A network of sisters
Applying the science of social media and data to addiction in Oklahoma
Women in Recovery’s Connections app
Lindsay McAteer’s life changed Aug. 8, 2014 when she was sitting in a Tulsa drug treatment facility suffering the early symptoms of methamphetamine withdrawal. It was the first time she’d been sober in 20 years. A few months earlier, she was pulled over by a group of unmarked police cars. She later learned they had been surveilling her for weeks.
That day, she was in Broken Arrow to deliver pounds of meth stowed away in her trunk. McAteer was facing 12 years to life in prison for trafficking, but at the last moment she received a lifeline. She was eligible for the Tulsa-based Family and Children’s Services program called Women in Recovery (WIR), which could save her from spending the next decade in prison.
“I showed up to court having gotten high on the way there,” McAteer said. “I was still using right up until the day I entered the program. None of it seemed real to me, but my attorney was amazing. She honestly didn’t even really give me another choice. She said this program is willing to take you, and this is what you’re doing. She saw something in me. Had I not been eligible for Women in Recovery, I’d have definitely gone to prison.”
The entire trajectory of McAteer’s life (and the lives of hundreds of women like her) has been altered by WIR. Recently, the intensive outpatient drug treatment program has incorporated 21st century data innovation and smartphone technology to help Oklahoma women battling addiction.
Every morning, an app on McAteer’s smartphone asks her the question, “How confident are you that you can maintain your abstinence?” Though she’s been sober four years, McAteer still finds the question and the apps presence on her phone comforting.
“I use the app daily,” she said. “It’s been helpful in a lot of ways, but the thing that probably means the most to me is that once a week it asks me to rate different aspects of my life. Including my level of anxiety, whether I’m sleeping well, whether I’m spending time with my friends and family who support me, if I’ve been involved in any risky situations. It just helps me to stay aware and also to track the pattern of what’s happening in my life.”

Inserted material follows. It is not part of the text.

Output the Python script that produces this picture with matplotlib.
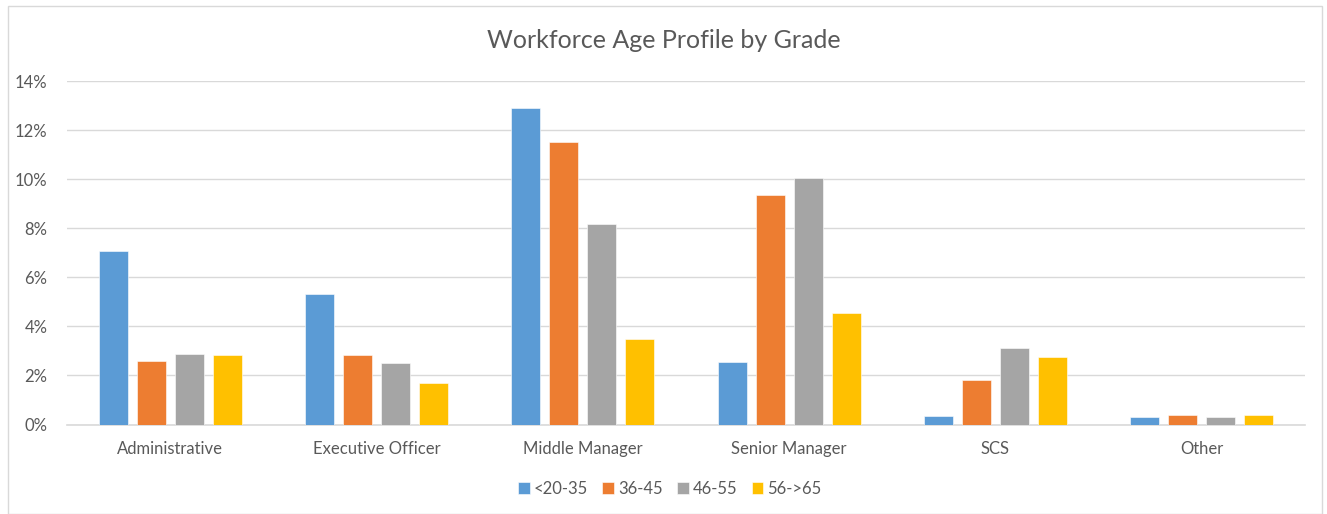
import matplotlib

matplotlib.use("Agg")
import matplotlib.pyplot as plt
import numpy as np
from matplotlib.patches import Rectangle
from matplotlib.ticker import FuncFormatter

plt.rcParams["font.family"] = ["Lato", "DejaVu Sans"]

grades = ["Administrative", "Executive Officer", "Middle Manager",
          "Senior Manager", "SCS", "Other"]
age_bands = ["<20-35", "36-45", "46-55", "56->65"]
share_20_35 = [7.08, 5.31, 12.89, 2.55, 0.33, 0.29]
share_36_45 = [2.59, 2.83, 11.51, 9.35, 1.82, 0.37]
share_46_55 = [2.87, 2.49, 8.17, 10.03, 3.11, 0.29]
share_56_65 = [2.83, 1.68, 3.47, 4.53, 2.77, 0.37]
colors = ["#5B9BD5", "#ED7D31", "#A5A5A5", "#FFC000"]

series = [share_20_35, share_36_45, share_46_55, share_56_65]
text_color = "#595959"
grid_color = "#D9D9D9"

fig = plt.figure(figsize=(13.27, 5.14), dpi=100)
ax = fig.add_axes([67 / 1327, 1 - 424.5 / 514, (1305 - 67) / 1327, (424.5 - 81) / 514])

x = np.arange(len(grades))
width = 0.14
step = 0.184
for i, (values, label, color) in enumerate(zip(series, age_bands, colors)):
    offset = (i - 1.5) * step
    ax.bar(x + offset, values, width, color=color, label=label,
           edgecolor="white", linewidth=0.4, zorder=3)

ax.set_xlim(-0.5, len(grades) - 0.5)
ax.set_ylim(0, 14)
ax.set_yticks(np.arange(0, 15, 2))
ax.yaxis.set_major_formatter(FuncFormatter(lambda v, _: f"{v:.0f}%"))
ax.set_xticks(x)
ax.set_xticklabels(grades)
ax.grid(axis="y", color=grid_color, linewidth=1, zorder=0)
for side in ("top", "right", "left"):
    ax.spines[side].set_visible(False)
ax.spines["bottom"].set_color(grid_color)
ax.spines["bottom"].set_linewidth(1.2)
ax.tick_params(axis="both", length=0, labelsize=12, colors=text_color)
ax.tick_params(axis="x", pad=12)
ax.tick_params(axis="y", pad=14)

fig.text(0.5, 1 - 40 / 514, "Workforce Age Profile by Grade", ha="center", va="center",
         fontsize=18, color=text_color)

fig.legend(loc="center", bbox_to_anchor=(670 / 1327, 1 - 489 / 514), ncol=4,
           frameon=False, fontsize=12, handlelength=0.7, handleheight=0.7,
           handletextpad=0.25, columnspacing=0.85, labelcolor=text_color)

fig.patches.append(Rectangle((8 / 1327, 0), 1314 / 1327, 1 - 6 / 514,
                             transform=fig.transFigure, fill=False,
                             edgecolor=grid_color, linewidth=1))

fig.savefig("out.png", dpi=100)
plt.close(fig)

The app is called Connections and it was developed by A-CHESS (Addiction-Comprehensive Health Enhancement Support System) for participants in WIR. The first step in using the app is creating a kind of social network for addicts in recovery.
“The online community and connection is so important. Research shows that when someone is struggling they’re more likely to reach out to a peer than to a treatment person to ask for help,” said Lindsey Crawford, the coordinator of continuing care at WIR.
After downloading the app, patients enter the names of three contacts who can help keep them accountable—the digital equivalent of a sponsor. The concept is to place an invisible guardrail of community and support around these women, some of whom have never had a support system.
The data WIR has collected shows 40 percent of participants had parents who were incarcerated before they turned 18. Children whose parents go to prison are disproportionately likely to end up in prison themselves. They are more likely to be poor, fight depression and anxiety, and often more likely to turn to drugs when these situations overwhelm them. It’s an ugly Rube Goldberg contraption designed for failure that has contributed to Oklahoma’s high incarceration rate—now the highest in the world.
According to the Oklahoma Department of Corrections, the recidivism rate for women in Oklahoma is 14.4 percent. The rate for graduates from WIR is less than half of that. This data-driven process works. Four years after her arrest, McAteer is a different person. Her five-year-old son, Talon, is the center of her life. She hasn’t touched an illegal substance since the day she entered the program. McAteer is currently pursuing an MBA, and she works as a housing compliance specialist for the Mental Health Association of Oklahoma. The untapped potential of women like McAteer and those like her is too important for Oklahoma to squander.